What you are asked to do » Omit all images, then repeat exactly the lines below from the one containing "Rebuild this chart as a Python script, using seaborn" through the one containing "FixedLocator, FixedFormatter, NullFormatter", both ends included.
== Record extracts
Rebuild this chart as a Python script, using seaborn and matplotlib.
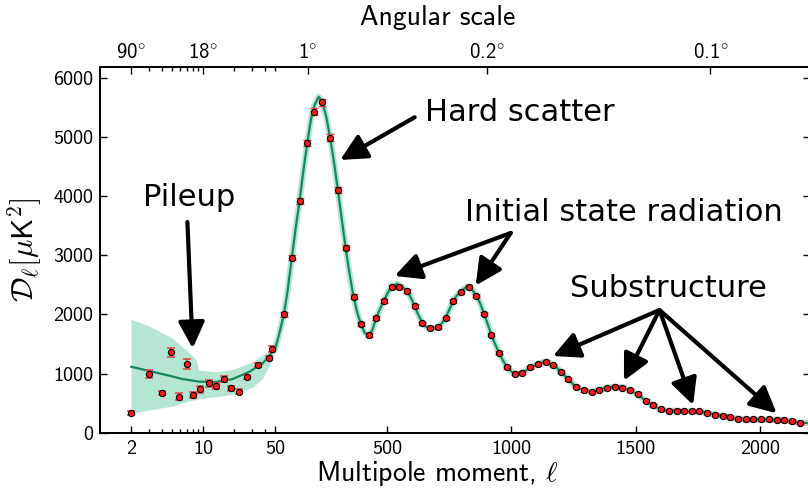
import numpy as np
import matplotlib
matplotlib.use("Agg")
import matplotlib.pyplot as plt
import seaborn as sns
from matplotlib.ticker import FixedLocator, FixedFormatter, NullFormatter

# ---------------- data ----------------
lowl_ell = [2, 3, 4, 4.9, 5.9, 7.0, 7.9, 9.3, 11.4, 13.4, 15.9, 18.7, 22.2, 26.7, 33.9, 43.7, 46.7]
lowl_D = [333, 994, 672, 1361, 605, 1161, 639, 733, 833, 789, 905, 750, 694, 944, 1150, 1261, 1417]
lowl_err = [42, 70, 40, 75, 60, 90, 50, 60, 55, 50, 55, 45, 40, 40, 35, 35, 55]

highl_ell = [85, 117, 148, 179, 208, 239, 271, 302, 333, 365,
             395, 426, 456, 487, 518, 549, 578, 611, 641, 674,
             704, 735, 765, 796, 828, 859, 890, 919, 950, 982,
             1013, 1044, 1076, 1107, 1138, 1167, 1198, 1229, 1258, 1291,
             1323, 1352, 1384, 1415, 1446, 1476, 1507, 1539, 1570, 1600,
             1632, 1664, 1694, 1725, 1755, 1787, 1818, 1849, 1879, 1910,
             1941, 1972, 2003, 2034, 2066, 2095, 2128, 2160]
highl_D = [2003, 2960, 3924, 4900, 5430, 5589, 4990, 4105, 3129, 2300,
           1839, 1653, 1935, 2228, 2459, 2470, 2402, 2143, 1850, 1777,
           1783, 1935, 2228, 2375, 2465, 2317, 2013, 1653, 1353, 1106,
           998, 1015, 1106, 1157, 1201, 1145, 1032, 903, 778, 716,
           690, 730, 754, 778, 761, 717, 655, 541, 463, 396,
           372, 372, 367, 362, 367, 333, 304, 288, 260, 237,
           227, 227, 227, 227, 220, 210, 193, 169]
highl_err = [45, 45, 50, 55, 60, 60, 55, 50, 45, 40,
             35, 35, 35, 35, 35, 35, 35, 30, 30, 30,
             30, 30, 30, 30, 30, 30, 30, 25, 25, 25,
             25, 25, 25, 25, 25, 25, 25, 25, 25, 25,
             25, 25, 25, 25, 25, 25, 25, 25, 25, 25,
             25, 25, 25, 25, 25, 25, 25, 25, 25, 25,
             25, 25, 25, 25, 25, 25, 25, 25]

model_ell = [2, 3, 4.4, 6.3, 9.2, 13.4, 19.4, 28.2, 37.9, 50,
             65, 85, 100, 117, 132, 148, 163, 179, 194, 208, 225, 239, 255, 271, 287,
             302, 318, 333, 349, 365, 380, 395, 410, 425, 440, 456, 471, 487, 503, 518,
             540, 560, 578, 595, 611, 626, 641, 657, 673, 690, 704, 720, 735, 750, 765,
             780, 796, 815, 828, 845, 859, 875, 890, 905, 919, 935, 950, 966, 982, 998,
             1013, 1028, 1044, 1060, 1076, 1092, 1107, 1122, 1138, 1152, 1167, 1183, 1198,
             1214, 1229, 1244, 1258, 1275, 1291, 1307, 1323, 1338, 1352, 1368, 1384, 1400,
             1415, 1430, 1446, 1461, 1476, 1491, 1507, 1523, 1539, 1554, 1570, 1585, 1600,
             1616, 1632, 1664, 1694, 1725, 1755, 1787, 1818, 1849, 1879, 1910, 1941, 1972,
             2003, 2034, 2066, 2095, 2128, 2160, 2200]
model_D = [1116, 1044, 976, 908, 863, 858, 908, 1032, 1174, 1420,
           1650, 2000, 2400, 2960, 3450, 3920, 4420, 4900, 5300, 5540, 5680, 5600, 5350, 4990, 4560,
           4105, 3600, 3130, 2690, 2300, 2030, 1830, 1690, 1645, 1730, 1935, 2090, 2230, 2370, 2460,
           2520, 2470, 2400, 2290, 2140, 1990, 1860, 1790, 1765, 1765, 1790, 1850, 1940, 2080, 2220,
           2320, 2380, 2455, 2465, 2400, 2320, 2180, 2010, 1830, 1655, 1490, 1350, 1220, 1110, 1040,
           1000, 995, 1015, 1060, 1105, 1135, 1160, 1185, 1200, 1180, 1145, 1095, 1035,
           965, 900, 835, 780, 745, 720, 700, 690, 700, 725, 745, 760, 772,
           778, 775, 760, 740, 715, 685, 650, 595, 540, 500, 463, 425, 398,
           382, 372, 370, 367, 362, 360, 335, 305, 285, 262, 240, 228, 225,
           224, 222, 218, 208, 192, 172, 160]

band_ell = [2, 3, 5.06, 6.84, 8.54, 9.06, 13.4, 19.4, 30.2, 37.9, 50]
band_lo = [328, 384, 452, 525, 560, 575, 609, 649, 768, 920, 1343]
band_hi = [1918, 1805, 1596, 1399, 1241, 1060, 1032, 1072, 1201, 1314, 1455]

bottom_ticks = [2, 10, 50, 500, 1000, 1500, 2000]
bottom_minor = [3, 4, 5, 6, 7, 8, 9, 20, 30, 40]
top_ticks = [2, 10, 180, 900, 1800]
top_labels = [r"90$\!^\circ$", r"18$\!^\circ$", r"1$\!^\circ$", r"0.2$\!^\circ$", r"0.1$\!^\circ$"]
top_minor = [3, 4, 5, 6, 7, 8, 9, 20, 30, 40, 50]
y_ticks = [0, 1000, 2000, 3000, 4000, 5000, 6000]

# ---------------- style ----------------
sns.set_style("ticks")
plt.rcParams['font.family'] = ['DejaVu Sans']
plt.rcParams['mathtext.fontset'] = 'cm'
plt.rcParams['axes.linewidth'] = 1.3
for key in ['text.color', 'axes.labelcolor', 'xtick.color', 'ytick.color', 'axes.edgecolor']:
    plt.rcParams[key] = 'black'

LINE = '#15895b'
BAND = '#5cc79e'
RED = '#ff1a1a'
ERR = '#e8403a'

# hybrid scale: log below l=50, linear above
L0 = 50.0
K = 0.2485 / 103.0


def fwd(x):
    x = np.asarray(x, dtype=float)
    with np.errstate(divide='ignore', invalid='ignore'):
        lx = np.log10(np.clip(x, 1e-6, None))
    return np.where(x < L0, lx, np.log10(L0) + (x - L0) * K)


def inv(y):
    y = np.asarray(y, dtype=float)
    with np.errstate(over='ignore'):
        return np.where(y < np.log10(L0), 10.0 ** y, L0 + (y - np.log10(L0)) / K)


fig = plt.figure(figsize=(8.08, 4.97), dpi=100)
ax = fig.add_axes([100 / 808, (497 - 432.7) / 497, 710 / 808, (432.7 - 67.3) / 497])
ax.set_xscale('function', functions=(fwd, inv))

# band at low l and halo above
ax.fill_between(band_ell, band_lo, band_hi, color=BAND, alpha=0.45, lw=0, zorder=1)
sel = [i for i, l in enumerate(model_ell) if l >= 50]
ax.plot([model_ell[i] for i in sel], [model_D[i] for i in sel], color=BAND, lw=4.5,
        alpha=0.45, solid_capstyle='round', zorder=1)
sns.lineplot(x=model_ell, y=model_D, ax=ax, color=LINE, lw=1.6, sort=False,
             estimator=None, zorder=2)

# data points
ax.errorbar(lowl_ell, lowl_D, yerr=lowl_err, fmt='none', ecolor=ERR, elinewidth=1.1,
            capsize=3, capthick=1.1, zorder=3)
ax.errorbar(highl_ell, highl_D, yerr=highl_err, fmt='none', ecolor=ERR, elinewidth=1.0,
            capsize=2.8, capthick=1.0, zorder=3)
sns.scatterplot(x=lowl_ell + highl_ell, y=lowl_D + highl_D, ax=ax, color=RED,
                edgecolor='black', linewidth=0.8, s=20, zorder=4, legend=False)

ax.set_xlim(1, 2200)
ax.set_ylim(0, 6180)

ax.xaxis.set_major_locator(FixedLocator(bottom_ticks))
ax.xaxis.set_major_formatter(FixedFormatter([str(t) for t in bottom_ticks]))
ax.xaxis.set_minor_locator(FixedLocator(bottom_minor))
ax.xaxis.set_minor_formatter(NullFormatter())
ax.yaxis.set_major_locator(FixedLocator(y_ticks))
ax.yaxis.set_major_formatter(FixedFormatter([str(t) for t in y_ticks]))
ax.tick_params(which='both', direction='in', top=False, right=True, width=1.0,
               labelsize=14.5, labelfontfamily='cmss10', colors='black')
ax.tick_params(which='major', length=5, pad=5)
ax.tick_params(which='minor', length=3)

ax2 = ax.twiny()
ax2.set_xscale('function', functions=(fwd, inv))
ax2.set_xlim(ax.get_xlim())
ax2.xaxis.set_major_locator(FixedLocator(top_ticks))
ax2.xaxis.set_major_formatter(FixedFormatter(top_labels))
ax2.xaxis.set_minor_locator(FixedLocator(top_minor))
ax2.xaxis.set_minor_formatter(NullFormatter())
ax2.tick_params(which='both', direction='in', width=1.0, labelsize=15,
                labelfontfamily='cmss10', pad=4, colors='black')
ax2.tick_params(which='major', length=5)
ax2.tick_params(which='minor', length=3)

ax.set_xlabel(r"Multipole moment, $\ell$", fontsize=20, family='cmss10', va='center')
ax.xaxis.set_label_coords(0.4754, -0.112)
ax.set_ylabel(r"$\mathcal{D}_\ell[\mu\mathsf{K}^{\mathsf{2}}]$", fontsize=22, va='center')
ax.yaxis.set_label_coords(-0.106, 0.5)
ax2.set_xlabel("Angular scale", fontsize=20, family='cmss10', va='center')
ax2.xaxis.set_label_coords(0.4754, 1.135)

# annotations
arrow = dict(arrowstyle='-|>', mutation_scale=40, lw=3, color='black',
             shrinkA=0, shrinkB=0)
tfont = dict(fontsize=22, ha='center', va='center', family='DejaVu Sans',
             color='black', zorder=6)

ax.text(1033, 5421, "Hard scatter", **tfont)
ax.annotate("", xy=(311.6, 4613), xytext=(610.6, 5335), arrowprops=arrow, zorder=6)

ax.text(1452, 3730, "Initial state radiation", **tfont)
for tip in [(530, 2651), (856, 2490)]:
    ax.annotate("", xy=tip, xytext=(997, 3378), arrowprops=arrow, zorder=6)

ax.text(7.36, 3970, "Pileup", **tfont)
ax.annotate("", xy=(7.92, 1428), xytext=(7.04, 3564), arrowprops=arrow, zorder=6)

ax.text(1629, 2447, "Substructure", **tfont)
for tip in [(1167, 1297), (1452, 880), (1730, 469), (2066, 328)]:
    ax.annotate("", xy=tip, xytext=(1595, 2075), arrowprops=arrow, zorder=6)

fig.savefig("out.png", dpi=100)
====
== Record extracts
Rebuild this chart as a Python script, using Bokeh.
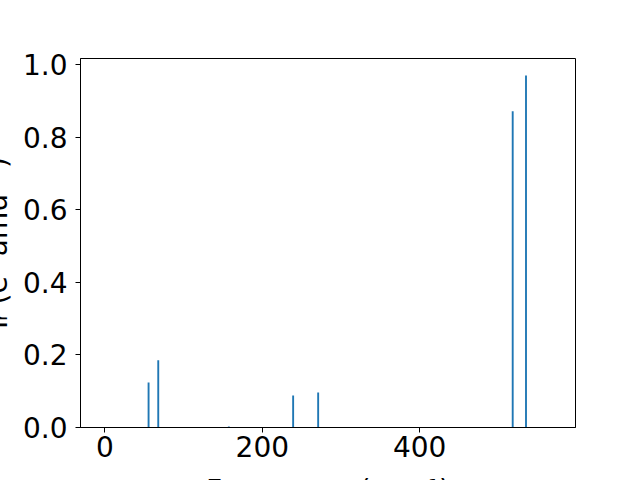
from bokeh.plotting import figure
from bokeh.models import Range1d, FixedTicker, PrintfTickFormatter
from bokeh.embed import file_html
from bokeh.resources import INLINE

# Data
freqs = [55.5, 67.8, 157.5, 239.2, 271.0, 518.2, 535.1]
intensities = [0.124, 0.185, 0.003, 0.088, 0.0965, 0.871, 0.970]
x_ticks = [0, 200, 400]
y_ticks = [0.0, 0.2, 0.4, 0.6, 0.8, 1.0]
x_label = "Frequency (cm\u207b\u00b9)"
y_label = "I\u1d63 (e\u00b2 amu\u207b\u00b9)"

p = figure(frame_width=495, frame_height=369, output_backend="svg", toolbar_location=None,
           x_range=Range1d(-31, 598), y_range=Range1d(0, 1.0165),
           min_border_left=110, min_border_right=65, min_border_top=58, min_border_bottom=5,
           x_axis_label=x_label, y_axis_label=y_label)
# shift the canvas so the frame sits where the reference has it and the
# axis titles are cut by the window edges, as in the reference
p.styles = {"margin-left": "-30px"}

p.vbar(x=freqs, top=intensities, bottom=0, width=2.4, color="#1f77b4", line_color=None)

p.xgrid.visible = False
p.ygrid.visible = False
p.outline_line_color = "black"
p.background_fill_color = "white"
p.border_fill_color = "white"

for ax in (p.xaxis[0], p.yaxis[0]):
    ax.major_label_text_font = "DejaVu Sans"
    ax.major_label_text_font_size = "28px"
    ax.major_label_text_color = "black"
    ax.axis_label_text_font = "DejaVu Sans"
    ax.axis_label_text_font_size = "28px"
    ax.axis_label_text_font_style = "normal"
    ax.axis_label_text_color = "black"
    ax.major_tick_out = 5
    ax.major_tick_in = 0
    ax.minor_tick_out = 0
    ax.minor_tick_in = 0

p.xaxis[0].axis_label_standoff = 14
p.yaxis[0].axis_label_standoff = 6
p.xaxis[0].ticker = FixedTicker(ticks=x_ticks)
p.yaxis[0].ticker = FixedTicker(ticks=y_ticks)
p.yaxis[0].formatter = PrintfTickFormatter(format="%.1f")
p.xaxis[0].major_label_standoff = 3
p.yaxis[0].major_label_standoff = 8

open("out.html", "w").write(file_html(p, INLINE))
====
== Record extracts
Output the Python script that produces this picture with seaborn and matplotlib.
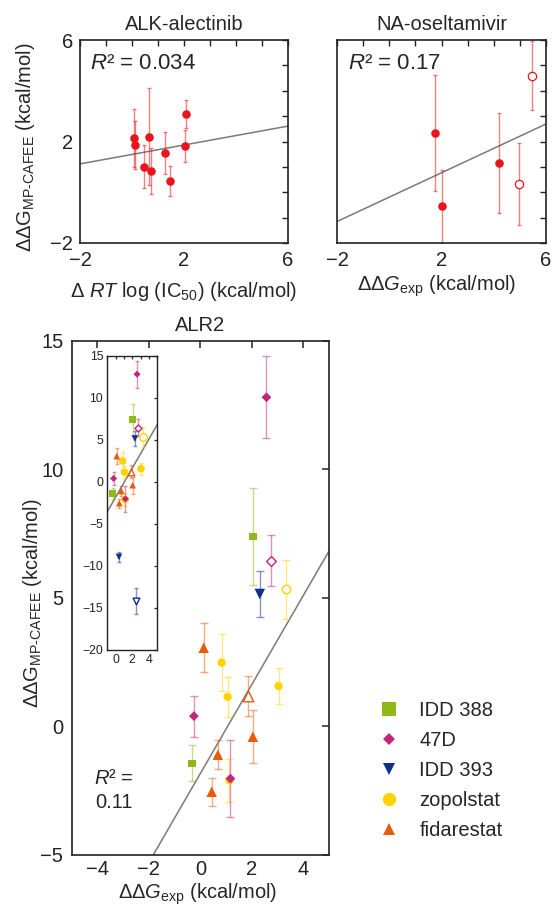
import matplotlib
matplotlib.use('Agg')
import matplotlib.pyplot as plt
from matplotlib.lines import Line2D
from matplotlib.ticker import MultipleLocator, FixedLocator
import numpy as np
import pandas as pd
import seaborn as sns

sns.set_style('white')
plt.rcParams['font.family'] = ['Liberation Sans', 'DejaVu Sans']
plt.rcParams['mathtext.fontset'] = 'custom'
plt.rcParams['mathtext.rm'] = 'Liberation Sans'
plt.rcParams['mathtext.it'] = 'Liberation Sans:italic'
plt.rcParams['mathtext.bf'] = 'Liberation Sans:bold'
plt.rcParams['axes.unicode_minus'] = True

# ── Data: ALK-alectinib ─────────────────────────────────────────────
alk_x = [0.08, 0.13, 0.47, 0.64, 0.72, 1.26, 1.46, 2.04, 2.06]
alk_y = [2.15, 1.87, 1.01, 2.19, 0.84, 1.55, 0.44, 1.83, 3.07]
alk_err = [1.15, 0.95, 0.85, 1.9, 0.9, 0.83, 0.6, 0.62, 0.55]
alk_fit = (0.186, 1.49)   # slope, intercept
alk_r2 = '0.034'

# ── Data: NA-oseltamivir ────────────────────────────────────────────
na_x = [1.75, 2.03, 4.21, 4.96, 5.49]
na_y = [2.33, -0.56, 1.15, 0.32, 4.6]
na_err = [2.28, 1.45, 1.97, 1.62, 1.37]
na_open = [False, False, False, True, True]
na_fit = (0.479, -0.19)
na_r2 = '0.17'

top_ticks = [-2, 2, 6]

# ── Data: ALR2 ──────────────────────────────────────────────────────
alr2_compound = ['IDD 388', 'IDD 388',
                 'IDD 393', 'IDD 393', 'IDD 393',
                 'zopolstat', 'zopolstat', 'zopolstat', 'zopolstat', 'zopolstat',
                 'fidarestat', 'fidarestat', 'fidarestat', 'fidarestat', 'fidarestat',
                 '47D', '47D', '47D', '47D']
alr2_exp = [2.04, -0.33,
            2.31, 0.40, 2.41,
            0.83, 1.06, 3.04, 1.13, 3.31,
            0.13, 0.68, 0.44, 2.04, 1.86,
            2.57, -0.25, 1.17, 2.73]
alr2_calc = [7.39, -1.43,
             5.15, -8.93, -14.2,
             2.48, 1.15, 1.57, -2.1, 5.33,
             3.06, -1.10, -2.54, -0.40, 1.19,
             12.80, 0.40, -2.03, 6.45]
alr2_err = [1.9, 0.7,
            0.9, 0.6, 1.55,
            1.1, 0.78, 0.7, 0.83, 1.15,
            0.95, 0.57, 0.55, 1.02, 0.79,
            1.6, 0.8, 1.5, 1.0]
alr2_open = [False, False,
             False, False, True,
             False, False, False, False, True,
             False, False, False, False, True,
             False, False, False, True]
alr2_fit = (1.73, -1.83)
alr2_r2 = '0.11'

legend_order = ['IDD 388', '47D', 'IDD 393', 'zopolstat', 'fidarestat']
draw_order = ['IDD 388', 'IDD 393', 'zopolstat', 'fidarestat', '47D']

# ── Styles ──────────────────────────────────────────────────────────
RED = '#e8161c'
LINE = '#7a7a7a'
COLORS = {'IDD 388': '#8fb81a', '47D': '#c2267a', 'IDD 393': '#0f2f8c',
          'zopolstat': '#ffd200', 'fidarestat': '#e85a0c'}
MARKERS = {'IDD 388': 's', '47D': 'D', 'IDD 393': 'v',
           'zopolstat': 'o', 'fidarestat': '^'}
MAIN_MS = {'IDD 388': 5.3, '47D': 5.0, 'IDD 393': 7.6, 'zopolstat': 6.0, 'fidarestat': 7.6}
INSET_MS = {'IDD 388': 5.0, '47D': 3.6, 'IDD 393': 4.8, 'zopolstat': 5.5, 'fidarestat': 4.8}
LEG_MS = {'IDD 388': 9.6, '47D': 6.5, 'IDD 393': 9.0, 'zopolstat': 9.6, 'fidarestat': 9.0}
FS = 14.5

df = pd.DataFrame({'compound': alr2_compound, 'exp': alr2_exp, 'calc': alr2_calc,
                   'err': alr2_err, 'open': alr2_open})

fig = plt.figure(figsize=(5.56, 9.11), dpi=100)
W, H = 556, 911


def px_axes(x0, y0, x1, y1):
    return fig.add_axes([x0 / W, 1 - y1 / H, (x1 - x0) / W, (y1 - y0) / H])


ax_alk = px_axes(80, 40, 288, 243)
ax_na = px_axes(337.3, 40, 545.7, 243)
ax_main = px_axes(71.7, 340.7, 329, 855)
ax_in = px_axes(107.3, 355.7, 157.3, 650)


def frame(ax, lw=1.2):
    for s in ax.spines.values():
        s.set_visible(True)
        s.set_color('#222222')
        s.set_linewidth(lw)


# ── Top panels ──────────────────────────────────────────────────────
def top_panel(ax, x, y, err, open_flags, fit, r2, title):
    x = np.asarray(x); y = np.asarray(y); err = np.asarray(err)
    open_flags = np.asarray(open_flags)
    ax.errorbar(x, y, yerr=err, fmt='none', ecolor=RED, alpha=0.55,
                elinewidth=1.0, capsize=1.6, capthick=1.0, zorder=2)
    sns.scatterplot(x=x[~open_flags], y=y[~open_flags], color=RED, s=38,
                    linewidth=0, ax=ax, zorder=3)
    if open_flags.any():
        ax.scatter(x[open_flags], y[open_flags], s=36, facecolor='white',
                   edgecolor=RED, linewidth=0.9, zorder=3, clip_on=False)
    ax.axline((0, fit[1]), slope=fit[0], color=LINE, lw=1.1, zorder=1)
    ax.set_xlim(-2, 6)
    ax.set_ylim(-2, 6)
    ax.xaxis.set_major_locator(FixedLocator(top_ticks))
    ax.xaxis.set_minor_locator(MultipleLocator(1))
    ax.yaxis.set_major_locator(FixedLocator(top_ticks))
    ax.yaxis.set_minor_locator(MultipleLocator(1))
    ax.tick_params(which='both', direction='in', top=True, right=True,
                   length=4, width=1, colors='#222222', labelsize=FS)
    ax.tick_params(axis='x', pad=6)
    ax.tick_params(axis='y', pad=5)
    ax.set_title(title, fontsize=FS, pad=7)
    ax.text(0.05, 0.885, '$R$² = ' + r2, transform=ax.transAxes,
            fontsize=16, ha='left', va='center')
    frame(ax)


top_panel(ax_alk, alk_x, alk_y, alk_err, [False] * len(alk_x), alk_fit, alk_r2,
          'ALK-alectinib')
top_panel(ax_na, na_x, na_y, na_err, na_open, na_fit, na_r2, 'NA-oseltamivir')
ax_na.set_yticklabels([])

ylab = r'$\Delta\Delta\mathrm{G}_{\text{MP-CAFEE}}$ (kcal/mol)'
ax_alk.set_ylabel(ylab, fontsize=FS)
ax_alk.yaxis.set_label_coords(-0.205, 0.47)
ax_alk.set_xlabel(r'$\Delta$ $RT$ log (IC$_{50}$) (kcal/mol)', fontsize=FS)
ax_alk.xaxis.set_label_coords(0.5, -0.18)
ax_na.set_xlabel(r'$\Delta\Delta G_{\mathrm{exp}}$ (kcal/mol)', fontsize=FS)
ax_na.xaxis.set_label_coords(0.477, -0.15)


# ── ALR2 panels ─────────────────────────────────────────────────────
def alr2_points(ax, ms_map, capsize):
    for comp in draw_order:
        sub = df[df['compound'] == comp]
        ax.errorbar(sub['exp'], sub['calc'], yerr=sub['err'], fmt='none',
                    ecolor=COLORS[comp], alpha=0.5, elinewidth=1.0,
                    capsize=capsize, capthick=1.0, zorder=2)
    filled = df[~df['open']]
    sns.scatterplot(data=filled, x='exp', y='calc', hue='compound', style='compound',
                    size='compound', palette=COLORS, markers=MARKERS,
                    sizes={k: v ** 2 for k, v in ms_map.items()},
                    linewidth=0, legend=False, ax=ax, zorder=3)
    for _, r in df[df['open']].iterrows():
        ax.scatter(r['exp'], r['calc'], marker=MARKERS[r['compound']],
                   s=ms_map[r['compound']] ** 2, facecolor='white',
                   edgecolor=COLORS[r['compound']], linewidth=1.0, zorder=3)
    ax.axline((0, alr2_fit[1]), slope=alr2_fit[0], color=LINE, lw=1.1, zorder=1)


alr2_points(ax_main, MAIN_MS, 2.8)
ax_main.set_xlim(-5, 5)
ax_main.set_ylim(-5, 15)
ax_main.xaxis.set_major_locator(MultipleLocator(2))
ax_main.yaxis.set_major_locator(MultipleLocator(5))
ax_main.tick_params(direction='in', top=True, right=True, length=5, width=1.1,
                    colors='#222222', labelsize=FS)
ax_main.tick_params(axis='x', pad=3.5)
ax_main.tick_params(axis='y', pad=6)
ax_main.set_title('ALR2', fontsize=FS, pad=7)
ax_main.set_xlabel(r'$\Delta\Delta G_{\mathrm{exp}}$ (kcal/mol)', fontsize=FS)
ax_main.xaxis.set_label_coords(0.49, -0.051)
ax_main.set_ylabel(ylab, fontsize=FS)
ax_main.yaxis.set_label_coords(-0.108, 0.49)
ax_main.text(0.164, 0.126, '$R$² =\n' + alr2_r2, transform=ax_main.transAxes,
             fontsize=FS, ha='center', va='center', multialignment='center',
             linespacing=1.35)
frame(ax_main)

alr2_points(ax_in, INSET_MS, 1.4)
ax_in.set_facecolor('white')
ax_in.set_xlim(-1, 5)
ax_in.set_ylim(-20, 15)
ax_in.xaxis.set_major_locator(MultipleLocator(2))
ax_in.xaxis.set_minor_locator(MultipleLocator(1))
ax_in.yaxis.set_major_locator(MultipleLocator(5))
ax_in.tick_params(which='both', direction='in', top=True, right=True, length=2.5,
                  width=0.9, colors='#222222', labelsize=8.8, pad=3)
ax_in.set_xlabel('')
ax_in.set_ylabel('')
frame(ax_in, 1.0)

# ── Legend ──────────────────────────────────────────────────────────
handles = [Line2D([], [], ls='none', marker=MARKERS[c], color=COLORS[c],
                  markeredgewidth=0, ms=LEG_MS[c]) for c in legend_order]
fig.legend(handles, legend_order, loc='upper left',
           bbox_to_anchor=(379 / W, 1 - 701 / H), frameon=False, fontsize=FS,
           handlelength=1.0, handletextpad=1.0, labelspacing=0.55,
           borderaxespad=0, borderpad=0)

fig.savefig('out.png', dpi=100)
====
Solved problem »
Rebuild this chart as a Python script, using seaborn and matplotlib.
import numpy as np
import matplotlib
matplotlib.use("Agg")
import matplotlib.pyplot as plt
import seaborn as sns
from matplotlib.ticker import FixedLocator, FixedFormatter, NullFormatter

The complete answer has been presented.